Ce qui s'est passé hier est absolument inédit sous la Vème République. Les aveux d'abord : Cahuzac n'a pas attendu un procès ou une garde à vue, il se livre à des aveux publics, circonstanciés, clairs et nets, pas du tout alambiqués. Une netteté à l'image du Jérôme Cahuzac qui tenait des heures entières sans notes en commission des Finances d'abord comme député puis comme ministre. Il bat sa coulpe, à l'américaine, à la Bill Clinton ou Lance Armstrong : "je demande pardon", "lutte intérieure taraudante", "je suis dévasté par le remords". Il y a là une posture presque religieuse, mystique. Autres mots, tout aussi absolus dans les heures qui ont suivi, ceux des amis politiques du mis en examen : "faute morale impardonnable" (François Hollande), "il a menti et trahi" (Jean-Marc Ayrault), "il devrait définitivement quitter la vie politique" (Aurélie Filipetti). C'est Cahuzac le paria. La ministre de la Famille Dominique Bertinotti (collaboratrice de François Mitterrand quand avait été révélée la francisque et la double-vie du président socialiste) introduit un peu de nuance et "ne veut ni louer ni accabler". Les socialistes sont bien plus virulents avec Cahuzac qu'avec Dominique Strauss-Kahn au lendemain de son arrestation à New York, plus sévères qu'avec Jean-Noël Guérini ou Jean-Pierre Kucheida.

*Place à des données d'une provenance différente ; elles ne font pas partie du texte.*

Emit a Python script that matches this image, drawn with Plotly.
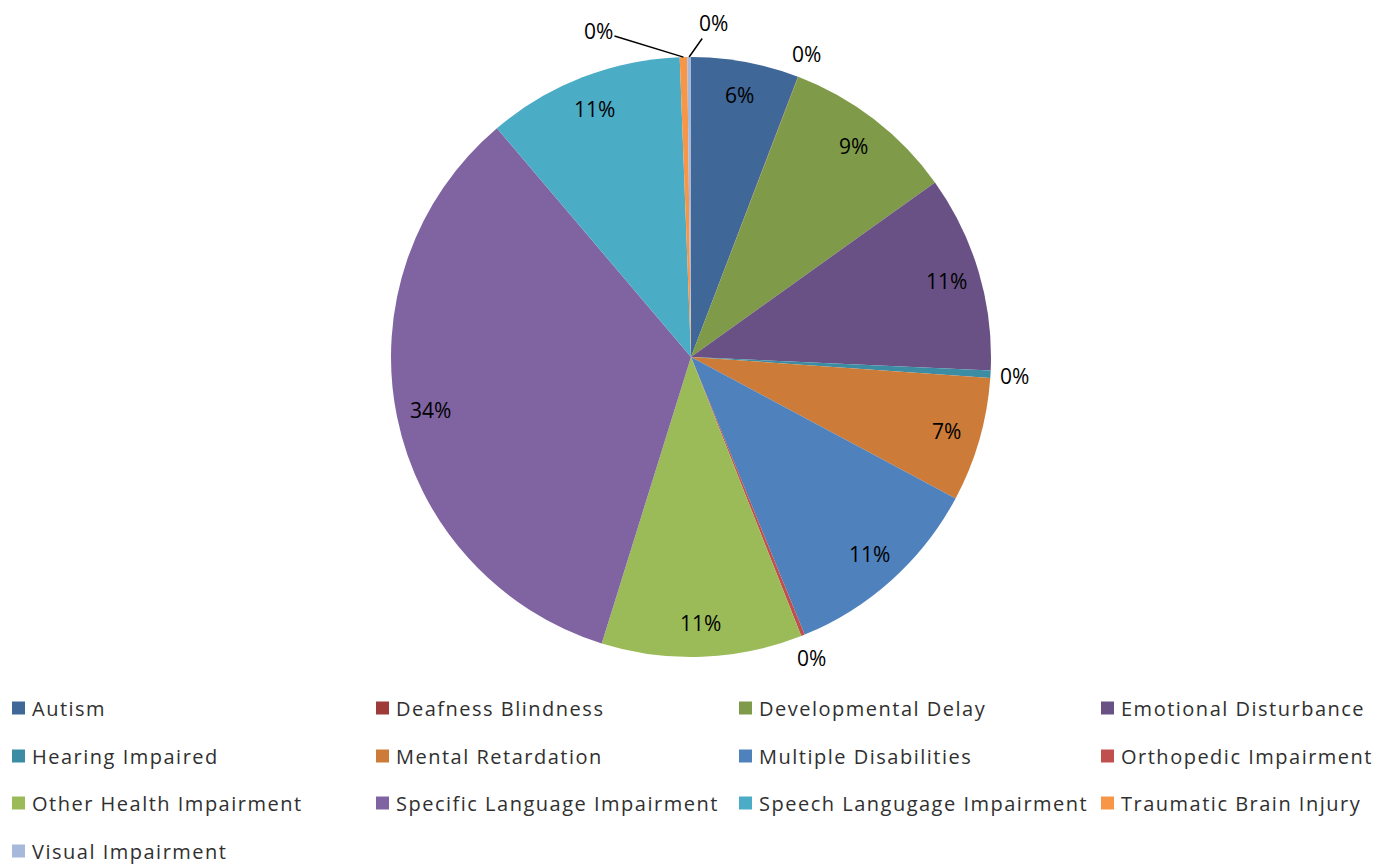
import math
import plotly.graph_objects as go

labels = ["Autism", "Deafness Blindness", "Developmental Delay", "Emotional Disturbance",
          "Hearing Impaired", "Mental Retardation", "Multiple Disabilities", "Orthopedic Impairment",
          "Other Health Impairment", "Specific Language Impairment", "Speech Langugage Impairment",
          "Traumatic Brain Injury", "Visual Impairment"]
values = [5.8, 0.02, 9.3, 10.6, 0.4, 6.7, 11.0, 0.2, 10.8, 34.0, 10.6, 0.4, 0.2]
colors = ["#3F6797", "#9E3B38", "#7F9A48", "#695185", "#3C8DA3", "#CC7B38", "#4F81BD",
          "#C0504D", "#9BBB59", "#8064A2", "#4BACC6", "#F79646", "#A7B9DA"]

W, H = 1383, 865
FONT = "Open Sans"
CX, CY, R = 691, 357, 300  # pie centre / radius in pixels

fig = go.Figure(go.Pie(
    labels=labels, values=values, sort=False, direction="clockwise", rotation=0,
    marker=dict(colors=colors, line=dict(color="white", width=0)),
    textinfo="none", hoverinfo="label+percent",
    showlegend=False,
    domain=dict(x=[(CX - R) / W, (CX + R) / W], y=[1 - (CY + R) / H, 1 - (CY - R) / H]),
))

def px(x, y):
    return x / W, 1 - y / H

# data labels (Excel "best fit" style): inside near rim, small slices outside
callouts = {"Traumatic Brain Injury": (-85, -26), "Visual Impairment": (24, -34)}
total = sum(values)
annotations = []
cum = 0.0
for lab, v in zip(labels, values):
    mid = (cum + v / 2) / total * 2 * math.pi
    cum += v
    txt = f"{round(v / total * 100)}%"
    sx, sy = math.sin(mid), -math.cos(mid)
    if lab in callouts:
        ax, ay = callouts[lab]
        x, y = px(CX + sx * R, CY + sy * R)
        annotations.append(dict(xref="paper", yref="paper", x=x, y=y, ax=ax, ay=ay,
                                showarrow=True, arrowhead=0, arrowwidth=1.5, arrowcolor="black",
                                text=txt, font=dict(family=FONT, size=21, color="black")))
    else:
        rr = 266 if v / total >= 0.01 else 324
        x, y = px(CX + sx * rr, CY + sy * rr)
        annotations.append(dict(xref="paper", yref="paper", x=x, y=y, showarrow=False,
                                xanchor="center", yanchor="middle", text=txt,
                                font=dict(family=FONT, size=21, color="black")))

# manual legend, 4 columns
col_x = [12, 376, 739, 1101]
row_y = [708, 756, 803, 851]
shapes = []
for i, (lab, col) in enumerate(zip(labels, colors)):
    r, c = divmod(i, 4)
    x0 = col_x[c]
    yc = row_y[r]
    shapes.append(dict(type="rect", xref="paper", yref="paper",
                       x0=x0 / W, x1=(x0 + 13) / W,
                       y0=1 - (yc + 6.5) / H, y1=1 - (yc - 6.5) / H,
                       fillcolor=col, line=dict(width=0)))
    annotations.append(dict(xref="paper", yref="paper", x=(x0 + 18) / W, y=1 - yc / H,
                            xanchor="left", yanchor="middle", showarrow=False,
                            text=f'<span style="letter-spacing:1.5px">{lab}</span>',
                            font=dict(family=FONT, size=20, color="#303030")))

fig.update_layout(width=W, height=H, margin=dict(l=0, r=0, t=0, b=0),
                  paper_bgcolor="white", plot_bgcolor="white",
                  shapes=shapes, annotations=annotations)
fig.write_html("out.html", config={"displayModeBar": False},
               post_script="document.body.style.margin='0';")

Pourquoi cette sévérité absolue, ces jugements définitifs ? Parce que Cahuzac a avoué, parce qu'il a "trahi" un autre absolu, celui de la Répulique "exemplaire". L'exécutif semblait impuissant face à la crise, face au chômage et aux déficits, il restait la morale et la confiance que Jérôme Cahuzac n'a pas honorées. Voilà galvaudées la déclaration de patrimoine et la charte éthique des ministres au moment de leur nomination, ce texte où ils s'engageaient à rétrocéder à l'Etat tout cadeau de plus de 150 euros reçus dans le cadre de leurs fonctions. Quand on relit cette charte, elle a un côté serment de boy scout. La façon dont les socialistes lâchent Jérôme Cahuzac ressemble à un cordon sanitaire, une bulle pour protéger et préserver François Hollande et Jean-Marc Ayrault. Que savaient le président et le premier-ministre ou plutôt quand ont-ils su ?
C'est aussi la question que pose Edwy Plenel… On savait avec Arnaud Montebourg que les ministres pouvaient insulter un chef de gouvernement sans se faire débarquer, on sait depuis hier qu'ils peuvent lui mentir et le trahir... Ce matin la situation politique en France est Absolument dramatique.